**Stored entries:**
* Begin *

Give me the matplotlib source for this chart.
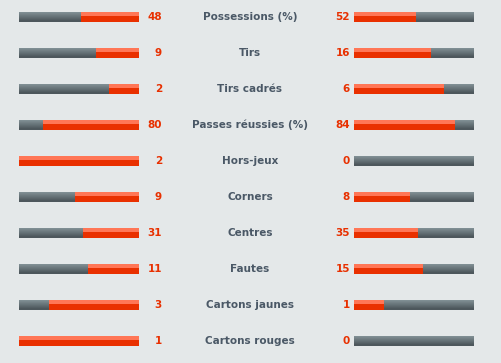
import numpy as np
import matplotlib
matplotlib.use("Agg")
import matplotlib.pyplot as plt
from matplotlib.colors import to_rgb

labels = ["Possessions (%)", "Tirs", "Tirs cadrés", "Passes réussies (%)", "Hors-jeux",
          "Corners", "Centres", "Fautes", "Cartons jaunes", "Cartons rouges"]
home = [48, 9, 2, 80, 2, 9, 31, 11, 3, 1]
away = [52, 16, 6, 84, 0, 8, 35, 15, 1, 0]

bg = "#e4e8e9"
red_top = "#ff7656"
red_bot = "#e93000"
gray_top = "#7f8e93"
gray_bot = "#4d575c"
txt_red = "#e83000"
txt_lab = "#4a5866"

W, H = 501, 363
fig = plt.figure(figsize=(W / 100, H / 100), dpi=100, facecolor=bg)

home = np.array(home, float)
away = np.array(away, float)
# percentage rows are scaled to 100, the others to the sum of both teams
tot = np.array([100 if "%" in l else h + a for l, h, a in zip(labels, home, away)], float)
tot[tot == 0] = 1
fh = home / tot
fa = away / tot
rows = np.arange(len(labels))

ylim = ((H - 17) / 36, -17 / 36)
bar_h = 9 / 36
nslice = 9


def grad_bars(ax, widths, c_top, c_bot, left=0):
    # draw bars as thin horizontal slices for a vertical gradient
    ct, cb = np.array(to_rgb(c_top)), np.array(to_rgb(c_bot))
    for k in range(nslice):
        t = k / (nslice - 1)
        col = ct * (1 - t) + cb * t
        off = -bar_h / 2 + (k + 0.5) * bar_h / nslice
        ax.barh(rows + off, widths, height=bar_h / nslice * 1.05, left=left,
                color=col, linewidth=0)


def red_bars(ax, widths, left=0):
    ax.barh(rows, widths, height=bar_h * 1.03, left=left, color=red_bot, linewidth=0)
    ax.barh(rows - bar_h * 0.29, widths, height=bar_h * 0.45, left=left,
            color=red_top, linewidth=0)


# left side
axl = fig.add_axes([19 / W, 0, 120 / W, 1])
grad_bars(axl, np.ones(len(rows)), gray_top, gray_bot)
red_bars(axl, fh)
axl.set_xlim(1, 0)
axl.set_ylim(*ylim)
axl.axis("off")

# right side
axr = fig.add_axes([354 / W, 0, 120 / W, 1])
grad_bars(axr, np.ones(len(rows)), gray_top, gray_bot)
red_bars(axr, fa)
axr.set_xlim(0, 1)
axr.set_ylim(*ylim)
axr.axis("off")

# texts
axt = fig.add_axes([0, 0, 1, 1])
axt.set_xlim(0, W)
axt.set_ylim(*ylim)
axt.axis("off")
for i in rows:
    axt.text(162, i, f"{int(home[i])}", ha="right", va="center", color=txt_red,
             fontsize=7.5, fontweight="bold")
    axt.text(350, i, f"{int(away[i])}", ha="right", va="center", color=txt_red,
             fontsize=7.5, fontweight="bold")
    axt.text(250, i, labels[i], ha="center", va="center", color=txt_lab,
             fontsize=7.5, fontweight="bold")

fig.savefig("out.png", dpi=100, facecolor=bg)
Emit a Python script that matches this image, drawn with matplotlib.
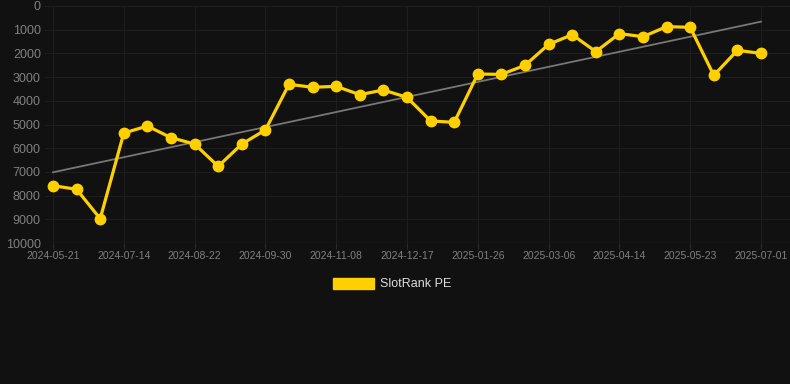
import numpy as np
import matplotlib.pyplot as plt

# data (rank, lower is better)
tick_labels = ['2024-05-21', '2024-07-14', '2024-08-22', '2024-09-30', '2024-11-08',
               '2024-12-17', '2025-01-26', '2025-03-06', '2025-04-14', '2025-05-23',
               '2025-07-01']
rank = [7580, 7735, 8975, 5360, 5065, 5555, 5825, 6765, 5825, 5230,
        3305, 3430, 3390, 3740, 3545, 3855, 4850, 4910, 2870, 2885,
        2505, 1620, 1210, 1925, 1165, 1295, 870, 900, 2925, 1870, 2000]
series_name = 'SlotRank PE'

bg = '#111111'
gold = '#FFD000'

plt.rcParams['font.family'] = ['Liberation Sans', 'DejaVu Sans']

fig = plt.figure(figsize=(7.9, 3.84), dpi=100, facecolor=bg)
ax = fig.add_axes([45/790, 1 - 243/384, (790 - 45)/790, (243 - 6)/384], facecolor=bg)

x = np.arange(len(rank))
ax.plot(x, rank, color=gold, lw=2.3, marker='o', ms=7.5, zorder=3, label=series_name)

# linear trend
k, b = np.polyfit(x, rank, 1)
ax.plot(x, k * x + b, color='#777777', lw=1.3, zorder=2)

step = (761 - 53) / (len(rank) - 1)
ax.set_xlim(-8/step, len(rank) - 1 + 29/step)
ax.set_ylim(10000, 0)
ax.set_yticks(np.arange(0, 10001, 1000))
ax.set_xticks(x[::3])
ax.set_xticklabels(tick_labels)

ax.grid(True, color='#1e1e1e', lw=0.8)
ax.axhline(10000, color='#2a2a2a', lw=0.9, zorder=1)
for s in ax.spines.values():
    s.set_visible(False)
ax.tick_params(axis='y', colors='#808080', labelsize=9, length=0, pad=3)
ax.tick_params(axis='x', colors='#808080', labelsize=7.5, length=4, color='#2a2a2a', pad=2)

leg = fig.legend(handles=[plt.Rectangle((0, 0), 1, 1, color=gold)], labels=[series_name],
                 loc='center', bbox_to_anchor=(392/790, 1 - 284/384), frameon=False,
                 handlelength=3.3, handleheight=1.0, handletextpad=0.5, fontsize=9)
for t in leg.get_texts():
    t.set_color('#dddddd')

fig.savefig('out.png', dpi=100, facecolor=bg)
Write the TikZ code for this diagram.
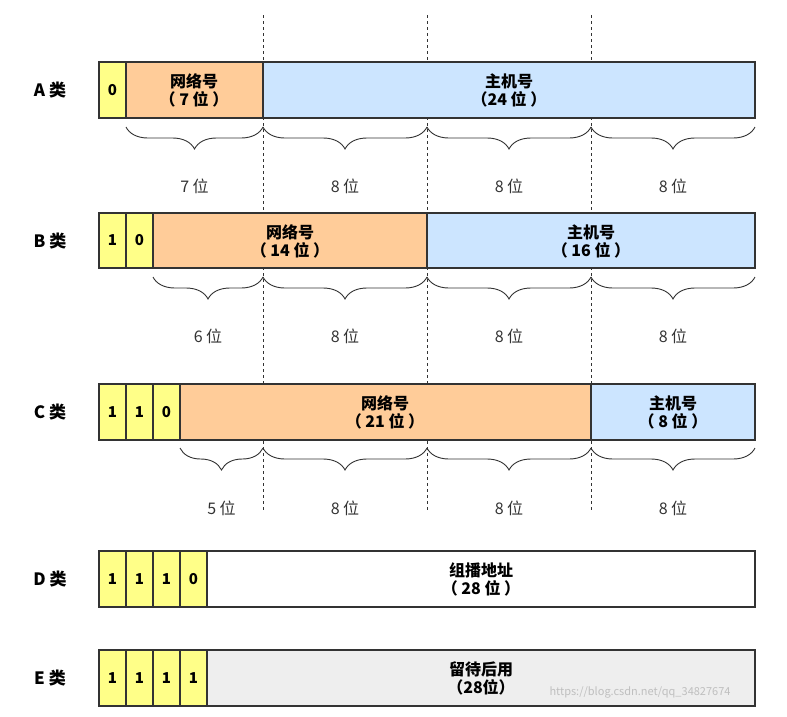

* End *

**Task details:** Copy nothing but the lines from the first one in the listing through the line with "color=col, linewidth=0)", and omit the pictures.

**Correct response:**
Give me the matplotlib source for this chart.
import numpy as np
import matplotlib
matplotlib.use("Agg")
import matplotlib.pyplot as plt
from matplotlib.colors import to_rgb

labels = ["Possessions (%)", "Tirs", "Tirs cadrés", "Passes réussies (%)", "Hors-jeux",
          "Corners", "Centres", "Fautes", "Cartons jaunes", "Cartons rouges"]
home = [48, 9, 2, 80, 2, 9, 31, 11, 3, 1]
away = [52, 16, 6, 84, 0, 8, 35, 15, 1, 0]

bg = "#e4e8e9"
red_top = "#ff7656"
red_bot = "#e93000"
gray_top = "#7f8e93"
gray_bot = "#4d575c"
txt_red = "#e83000"
txt_lab = "#4a5866"

W, H = 501, 363
fig = plt.figure(figsize=(W / 100, H / 100), dpi=100, facecolor=bg)

home = np.array(home, float)
away = np.array(away, float)
# percentage rows are scaled to 100, the others to the sum of both teams
tot = np.array([100 if "%" in l else h + a for l, h, a in zip(labels, home, away)], float)
tot[tot == 0] = 1
fh = home / tot
fa = away / tot
rows = np.arange(len(labels))

ylim = ((H - 17) / 36, -17 / 36)
bar_h = 9 / 36
nslice = 9


def grad_bars(ax, widths, c_top, c_bot, left=0):
    # draw bars as thin horizontal slices for a vertical gradient
    ct, cb = np.array(to_rgb(c_top)), np.array(to_rgb(c_bot))
    for k in range(nslice):
        t = k / (nslice - 1)
        col = ct * (1 - t) + cb * t
        off = -bar_h / 2 + (k + 0.5) * bar_h / nslice
        ax.barh(rows + off, widths, height=bar_h / nslice * 1.05, left=left,
                color=col, linewidth=0)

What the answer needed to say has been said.